Major Housing Program Funding
After two months of deliberations and public hearings, the Arlington County Board unanimously approved the FY19 County Budget at its April 21st meeting. This year's budget process was more difficult than in past years and involved a number of cuts to programs and staffing in order to close a $20 million deficit.
The County Board was able to allocate an additional $619,628 to the Affordable Housing Investment Fund (AHIF) from Recordation Tax revenues to supplement the County Manager’s original $13.7 million proposed level. This brings the total FY19 AHIF funding allocation to $14.3 million. Although this is higher than the County Manager’s proposal, this is still below the FY18 level of $15 million. It is also far short of the level needed for the County to begin meeting its production goals set in the Affordable Housing Master Plan.
As we do each year, AHS and our HousingArlington partners met with all County Board Members to make the case for maintaining the AHIF contribution at or above previous levels.
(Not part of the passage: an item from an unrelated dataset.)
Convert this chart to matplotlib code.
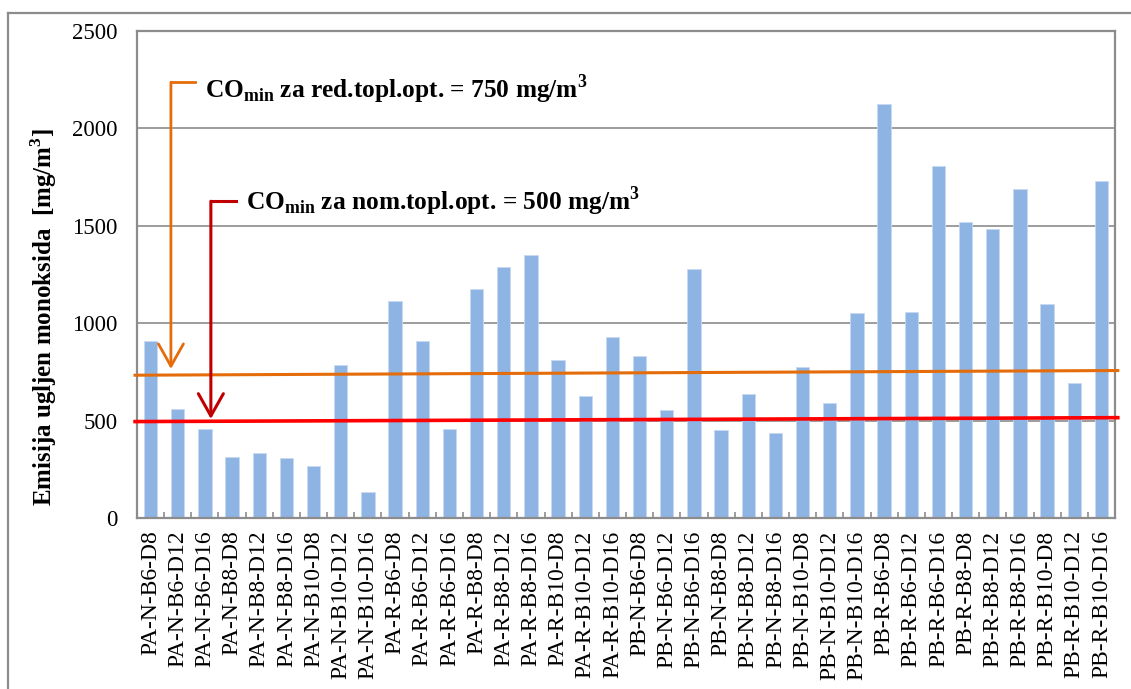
import matplotlib.pyplot as plt
import numpy as np
from matplotlib.lines import Line2D

plt.rcParams['font.family'] = ['Liberation Serif', 'DejaVu Serif']
plt.rcParams['mathtext.fontset'] = 'custom'
plt.rcParams['mathtext.rm'] = 'Liberation Serif'
plt.rcParams['mathtext.bf'] = 'Liberation Serif:bold'

# categories and CO emission values [mg/m3]
categories = [
    'PA-N-B6-D8', 'PA-N-B6-D12', 'PA-N-B6-D16', 'PA-N-B8-D8', 'PA-N-B8-D12', 'PA-N-B8-D16',
    'PA-N-B10-D8', 'PA-N-B10-D12', 'PA-N-B10-D16', 'PA-R-B6-D8', 'PA-R-B6-D12', 'PA-R-B6-D16',
    'PA-R-B8-D8', 'PA-R-B8-D12', 'PA-R-B8-D16', 'PA-R-B10-D8', 'PA-R-B10-D12', 'PA-R-B10-D16',
    'PB-N-B6-D8', 'PB-N-B6-D12', 'PB-N-B6-D16', 'PB-N-B8-D8', 'PB-N-B8-D12', 'PB-N-B8-D16',
    'PB-N-B10-D8', 'PB-N-B10-D12', 'PB-N-B10-D16', 'PB-R-B6-D8', 'PB-R-B6-D12', 'PB-R-B6-D16',
    'PB-R-B8-D8', 'PB-R-B8-D12', 'PB-R-B8-D16', 'PB-R-B10-D8', 'PB-R-B10-D12', 'PB-R-B10-D16',
]
emission = [
    910, 562, 458, 313, 333, 308, 265, 786, 133,
    1114, 911, 458, 1174, 1286, 1349, 810, 626, 927,
    832, 552, 1280, 450, 634, 438, 773, 588, 1050,
    2127, 1056, 1807, 1522, 1486, 1691, 1097, 691, 1730,
]
yticks = [0, 500, 1000, 1500, 2000, 2500]

# hand-drawn limit lines (start / end value)
co_red = [733, 757]
co_nom = [495, 515]

orange = '#E46C0A'
red = '#FF0000'
darkred = '#C00000'
grey = '#8C8C8C'

fig = plt.figure(figsize=(11.31, 6.89), dpi=100)
ax = fig.add_axes([0.1211, 0.2482, 0.8648, 0.7068])

x = np.arange(len(categories))
ax.bar(x, emission, width=0.49, color='#8EB4E3', edgecolor='#C6D9F1', linewidth=0.6, zorder=2)

ax.set_xlim(-0.5, len(categories) - 0.5)
ax.set_ylim(0, 2500)
ax.set_yticks(yticks)
ax.yaxis.grid(True, color=grey, lw=1.2, zorder=0)
ax.set_axisbelow(True)
for s in ax.spines.values():
    s.set_color(grey)
    s.set_linewidth(1.6)

ax.set_xticks(x)
ax.set_xticklabels(categories, rotation=90, fontsize=17)
ax.set_xticks(np.arange(-0.5, len(categories)), minor=True)
ax.tick_params(axis='x', which='major', length=0, pad=9)
ax.tick_params(axis='x', which='minor', direction='in', length=4, color=grey, width=1.2)
ax.tick_params(axis='y', length=0, pad=14, labelsize=16.5)

ax.set_ylabel(r'Emisija ugljen monoksida  [mg/m$^\mathbf{3}$]', fontsize=18, fontweight='bold')
ax.yaxis.set_label_coords(-0.08, 0.413)

# limit lines, slightly sloped as in the original
xl = [-0.57, len(categories) - 0.4]
ax.plot(xl, co_red, color=orange, lw=2.2, zorder=3, clip_on=False)
ax.plot(xl, co_nom, color=red, lw=2.6, zorder=3, clip_on=False)

# elbow arrows with labels
ax.plot([1.63, 0.75], [2236, 2236], color=orange, lw=2, zorder=4)
ax.annotate('', xy=(0.75, 765), xytext=(0.75, 2236),
            arrowprops=dict(arrowstyle='->,head_length=0.8,head_width=0.45', color=orange, lw=2,
                            shrinkA=0, shrinkB=0, mutation_scale=20), zorder=4)
ax.text(2.0, 2159, r'CO$_\mathbf{min}$ za red.topl.opt. = 750 mg/m$^\mathbf{3}$',
        fontsize=18.3, fontweight='bold', va='baseline', ha='left', zorder=5)

ax.plot([3.14, 2.22], [1626, 1626], color=darkred, lw=2.2, zorder=4)
ax.annotate('', xy=(2.22, 508), xytext=(2.22, 1626),
            arrowprops=dict(arrowstyle='->,head_length=0.8,head_width=0.45', color=darkred, lw=2.2,
                            shrinkA=0, shrinkB=0, mutation_scale=20), zorder=4)
ax.text(3.51, 1580, r'CO$_\mathbf{min}$ za nom.topl.opt. = 500 mg/m$^\mathbf{3}$',
        fontsize=18.3, fontweight='bold', va='baseline', ha='left', zorder=5)

# outer chart border (only top and left visible in the crop)
fig.add_artist(Line2D([8 / 1131, 1], [1 - 13 / 689, 1 - 13 / 689], color=grey, lw=1.6))
fig.add_artist(Line2D([8 / 1131, 8 / 1131], [0, 1 - 13 / 689], color=grey, lw=1.6))

fig.savefig('out.png', dpi=100)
Read our letter outlining this and other positions.
In addition to supporting additional AHIF allocations, the letter argues for:
- Taking action on specific recommendations in the Fulfilling the Promise report to help lower costs for affordable housing development in the County;
- Moving forward on cost-saving reforms to the Real Estate Tax Relief program, which helps low-income seniors and disabled households with deferrals or exemption of real estate tax payments;
- Increasing the Maximum Allowable Rents (MARs) in the County's Housing Grant program to reduce rent burdens and allow more eligible households to participate; and
- Sustaining the effort toward a comprehensive planning initiative for the Lee Highway corridor that will help create greater opportunities for affordable and middle-income housing.